Arthur has been a trusted friend, a wise Dean, and a committed member of the CTNS Board for many years. As a trusted friend I have been wonderfully privileged to share with him much of my life journey, both its highs and lows, leading up to the present context, and for this I am immensely grateful.  As my Dean, I have grown wonderfully through our annual faculty review where Arthur has listened to my joys and challenges in teaching MDiv and doctoral courses.  As a long-term member of the CTNS Board Arthur has represented both the GTU's perspective and CTNS's vision in gentle yet clear ways, and out of these meetings I have come away with a much stronger understanding of how CTNS relates to the GTU now, as an external Affiliate of the GTU, and soon as an internal Program of the GTU.  I can't imagine how we would have negotiated this immensely complicated transition from Affiliate to Program without Arthur's sage advice communicated by his gentle tone. Arthur truly embodies what I would understand as a Christian disciple in the wonderful GTU ethos of ecumenical and inter-religious communities.  He typifies why I created CTNS in 1981 at the GTU.  I am deeply grateful that he has been my academic Dean for all these years, my colleague in scholarship, my trusted voice of wisdom and prudence for CTNS, and most of all my dear friend.

 

From Dr.

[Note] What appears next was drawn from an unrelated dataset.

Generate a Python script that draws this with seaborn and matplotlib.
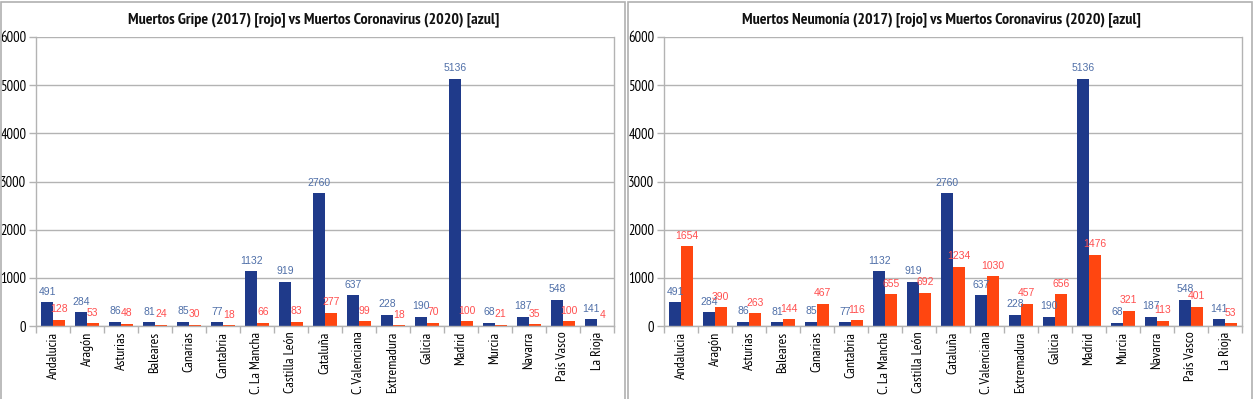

Dana Kramer-Rolls (PhD, 2000) 

In order to describe how Arthur saved my PhD, I need to say a little about myself.  By age 20, I was a graduate student with two published scientific papers.  But a future for a female who thought outside of the box in the 1960s and 1970s wasn’t the free intellectual landscape enjoyed by younger millennials and X-generation students today (although to be fair, we have a better grip on English grammar and can write in cursive). So my graduate career was a serious of fits and starts, sometimes to the ABD level, sometimes shifting focus as I changed and as opportunity was available.  The GTU was my last chance.  From a scholarly family, nothing other than a doctoral hood would do.  I had my own burning desire and family honor to uphold.

I did a terminal MA in Systematic Theology in record time and then moved on to the PhD program. In the current departmental structure, I would have found a place, but as it was, I was finally lumped, after a couple of false starts, in that old catchall, Interdisciplinary Studies.  Still thinking outside of the box!  At that delicate phase of committee formation and dissertation proposal, my then current committee chair took an indefinite leave of absence on medical grounds, and I was left hanging.  I knew Arthur from the CDSP, the Episcopal Church, and from classes.  And what seminars they were.  Creative, interesting, challenging.  He made early medieval texts and spirituality alive, filled with amazing people in a landscape of the natural world of plants and animals.  The Song of Songs and the (probably homo-erotic) friendship of monastic communities became touching, relevant, and filled with wonder.  Each class group bonded with the kind of camaraderie more often associated with, for example, a theater production or other group project.  And I remember Arthur taking us on a field trip to the library to teach us everything we would ever need to know about academic apparatus and research skills, which, theoretically, we should have known, but mostly didn’t.

It was to Arthur that I turned, and he took me on as the chair of my committee.  I’m sure I wasn’t the easiest student he ever had. My work encompassed medieval legends, social history, and folklore.  Arthur was kind, patient, and supportive, as well as a rigorous academic tutor.  And I finally did it, in 2000, forty years after my first foray into postgraduate work.  It was too late to make a full career, but I have published, lectured, and taught.  And I am still doing it.  And Arthur is still a mentor; the occasional stops into his office over the years are precious in their welcoming kindness, support, and friendship.

If I were to describe Dean Prof. Dr. Father Arthur Holder, what comes to mind is the phrase from Canterbury Tales, “He was a veray perfit gentil knight.”  Arthur Holder is a very perfect Christian gentleman, priest, and scholar, and one I am honored to call friend.